Gold In Them-Thar Hills, Wednesday, May 16, 2007

Well, since we’re in gold country, we had to go and find ours.

Tinka did some research and found a guy that takes people out and teaches them to find gold.  Joshua Vick is a geologist that has been seeking gold for twenty years.  He has appeared on The Learning Channel, The Discovery Channel, and The Travel Channel.  His business is called Gold Fun Adventures,, in Jamestown, CA, about 80 miles southeast of Sacramento.  Today he took us and two other couples to a creek bed to do a little digging.  His area is just off the road and we only had to walk about 100 feet upstream from the bottom of the path to the creek.

On the way to the “dig” we spotted a gold strip mine that involves removing huge amounts of low-grade rock to process it for gold.  With this type of rock, it takes about 700 tons to produce 1 ounce of gold.  That’s a lot of rock.


Joshua led us to a point and gave us trowels and picks to start hacking away the dirt and placing it in buckets.  We were supposed to dig out all of the dirt down to bedrock, which, thankfully, was only about 6 to 12 inches deep.  The dirt was quite hard and we were told that the best stuff was right on the bedrock.  I selected a spot behind a large tree and just under a heavy rock.  Joshua indicated that I had picked out the best spot.
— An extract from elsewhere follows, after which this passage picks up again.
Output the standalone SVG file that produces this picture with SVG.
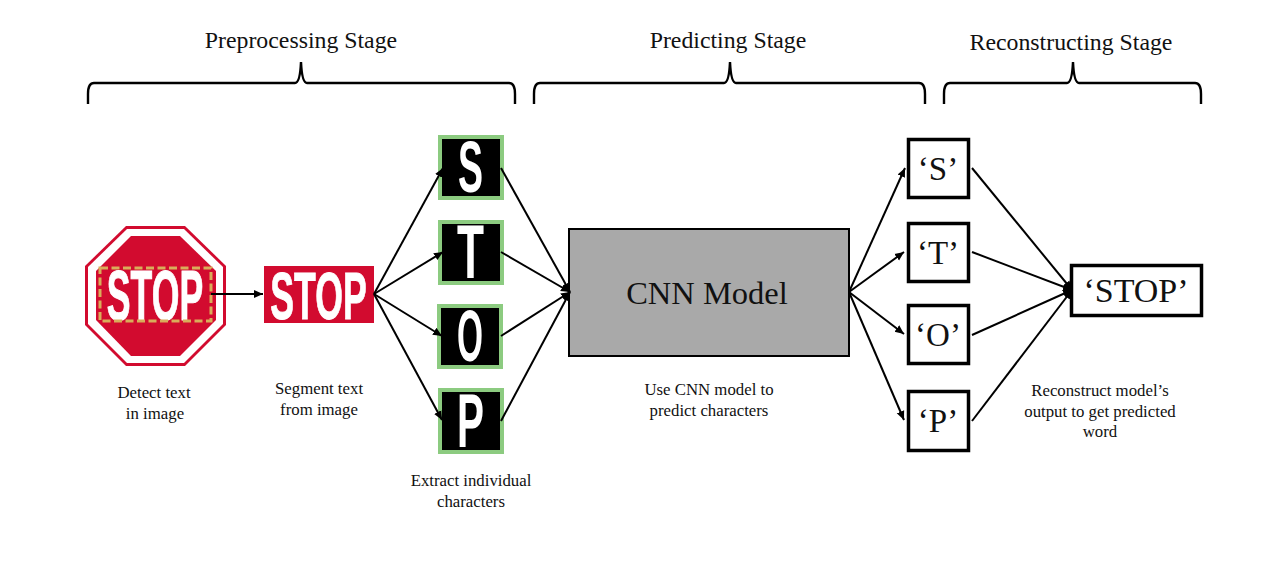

Who’d have known?  Anyway, the digging went on for about 3 hours and Tinka and I only cleared about a 2′ X 2′ area.  The picture below shows me, with the back brace, digging away.


Tinka spent most of the time with the sluce box.  This back-breaking process involved taking all of the buckets of dirt and washing it through the box to remove dirt and rocks from the dirt that we were digging.  The sluce box washes out dirt in a couple of minutes that would require 15 – 20 minutes to do using the panning method.  Below is a photo of Joshua demonstrating the final stages of clearing the dirt from the sluce box.


Here we are trying our hand at the sluce box near the end of the day.


The sluce box is a 4-foot long metal trough that has little dams built into it and a mesh fabric to catch gold dust covering the last 3 feet.  A large rock is used to hold the box in position.  When we removed the large rock from the sluce box to rinse it out, we were able to see gold chunks at the top part of the box.


The residue from the box was dumped into a bucket and Joshua used a pan to obtain the final haul from our day’s work.  When the day was done, we split the gold three ways.  I’m sure that most of it came from our hole.  Below is our share.  I wish I could say that the jar was a mason jar, but, alas it was a vial.


Well, we didn’t become millionaires, but we had a great time and probably covered the cost of the excursion, less diesel fuel.  We went home dirty, wet and exhausted.

One Response to “Gold In Them-Thar Hills, Wednesday, May 16, 2007”

  1. Sister says:

    Well, that sounds like a day for only the truly reitred and bored!! Lots of hard work it sounds to me. Anyway, I’m glad you saw some gold. Can you have it made into a piece of jewelry?
    I’ll bet you will find much easier forms of entertainment in the future.
    54’40 or Bust or something like that!
    Now on the other hand, John and I had a bottle of Okanagan Pinot Gris, grilled prawns and scallops, chocolate mousse, and port. Much more civilized!!